Soyinka called Ribadu "a bulldog" who had inspired confidence and trust among Nigerians. "A lot of damage has been done by his removal," he said.

Corruption has dogged Nigeria since the massive surge of oil production in the 1970s, when billions of dollars in profits began enriching a relatively small but powerful elite. The country consistently ranks among the world's worst in measures of poverty, development and health.

April's national elections, in which outgoing President Olusegun Obasanjo used his ruling party's machinery to help elect Yar'Adua as his handpicked successor, were marked by violence, ballot-stuffing and other irregularities. Nigerian and international observers said the results failed to represent the will of voters. Ibori, the former governor, was among the leading financial supporters of Yar'Adua's campaign, according to reports.
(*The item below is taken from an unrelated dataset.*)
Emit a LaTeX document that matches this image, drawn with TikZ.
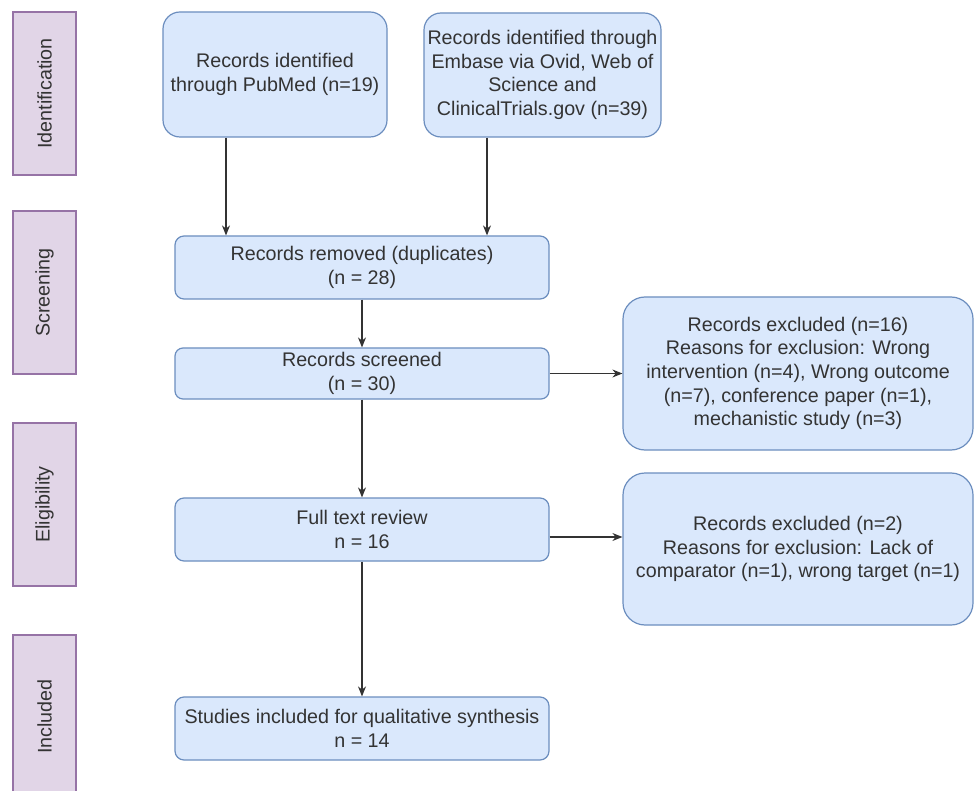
\documentclass[tikz,border=0pt]{standalone}
\usepackage{fontspec}
\setmainfont{Liberation Sans}
\usetikzlibrary{arrows.meta}
\definecolor{txt}{HTML}{333333}
\definecolor{bfill}{HTML}{DAE8FC}
\definecolor{bdraw}{HTML}{6C8EBF}
\definecolor{pfill}{HTML}{E1D5E7}
\definecolor{pdraw}{HTML}{9673A6}
\begin{document}
\begin{tikzpicture}[x=1pt,y=-1pt,
  every node/.style={font=\fontsize{19.7}{23.7}\selectfont, text=txt, inner sep=0pt, align=center},
  bbox/.style={draw=bdraw, fill=bfill, line width=1.2pt},
  stage/.style={draw=pdraw, fill=pfill, line width=1.2pt, minimum width=63pt, minimum height=163pt},
  arr/.style={draw=black!80, line width=1.4pt, -{Stealth[length=10pt,width=8pt]}}]
\clip (0,0) rectangle (974,791);
\fill[white] (0,0) rectangle (974,791);
% stage labels
\node[stage] (idlab) at (44.5,93.5) {};
\node[rotate=90] at (idlab.center) {Identification};
\node[stage] (scrlab) at (44.5,292.5) {};
\node[rotate=90] at (scrlab.center) {Screening};
\node[stage] (elilab) at (44.5,504.5) {};
\node[rotate=90] at (elilab.center) {Eligibility};
\node[stage] (inclab) at (44.5,716.5) {};
\node[rotate=90] at (inclab.center) {Included};
% boxes
\node[bbox, rounded corners=17pt, minimum width=224pt, minimum height=125pt] (pubmed) at (275,74.5)
  {Records identified\\through PubMed (n=19)};
\node[bbox, rounded corners=17pt, minimum width=237pt, minimum height=124pt] (embase) at (542.5,75)
  {Records identified through\\Embase via Ovid, Web of\\Science and\\ClinicalTrials.gov (n=39)};
\node[bbox, rounded corners=9pt, minimum width=374pt, minimum height=63pt] (removed) at (362,267.5)
  {Records removed (duplicates)\\(n = 28)};
\node[bbox, rounded corners=8pt, minimum width=374pt, minimum height=51pt] (screened) at (362,373.5)
  {Records screened\\(n = 30)};
\node[bbox, rounded corners=9pt, minimum width=374pt, minimum height=63pt] (fulltext) at (362,529.5)
  {Full text review\\n = 16};
\node[bbox, rounded corners=9pt, minimum width=374pt, minimum height=63pt] (included) at (362,728.5)
  {Studies included for qualitative synthesis\\n = 14};
\node[bbox, rounded corners=22pt, minimum width=350pt, minimum height=153pt] (excla) at (798,373.5)
  {Records excluded (n=16)\\Reasons for exclusion: Wrong\\intervention (n=4), Wrong outcome\\(n=7), conference paper (n=1),\\mechanistic study (n=3)};
\node[bbox, rounded corners=22pt, minimum width=350pt, minimum height=152pt] (exclb) at (798,549)
  {Records excluded (n=2)\\Reasons for exclusion: Lack of\\comparator (n=1), wrong target (n=1)};
% connectors
\coordinate (pa) at ([xshift=-49pt]pubmed.south);
\coordinate (ea) at ([xshift=-55.5pt]embase.south);
\draw[arr] (pa) -- (pa |- removed.north);
\draw[arr] (ea) -- (ea |- removed.north);
\draw[arr] (removed) -- (screened);
\draw[arr] (screened) -- (fulltext);
\draw[arr] (fulltext) -- (included);
\draw[arr] (screened.east) -- (excla.west);
\coordinate (fa) at ([yshift=-7.5pt]fulltext.east);
\draw[arr] (fa) -- (fa -| exclb.west);
\end{tikzpicture}
\end{document}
Some observers have said they were convinced after Yar'Adua's first months in office that he was determined to bring a more ethical style of politics to Nigeria. The fate of Ribadu in recent months has been viewed as a test of Yar'Adua's resolve to break with the country's corrupt past.

"For all its problems, the EFCC has really been the only government institution that has been trying to hold wealthy, powerful ruling-party politicians to account for all of the many crimes that they have been accused of," said Chris Albin-Lackey, a Human Rights Watch investigator.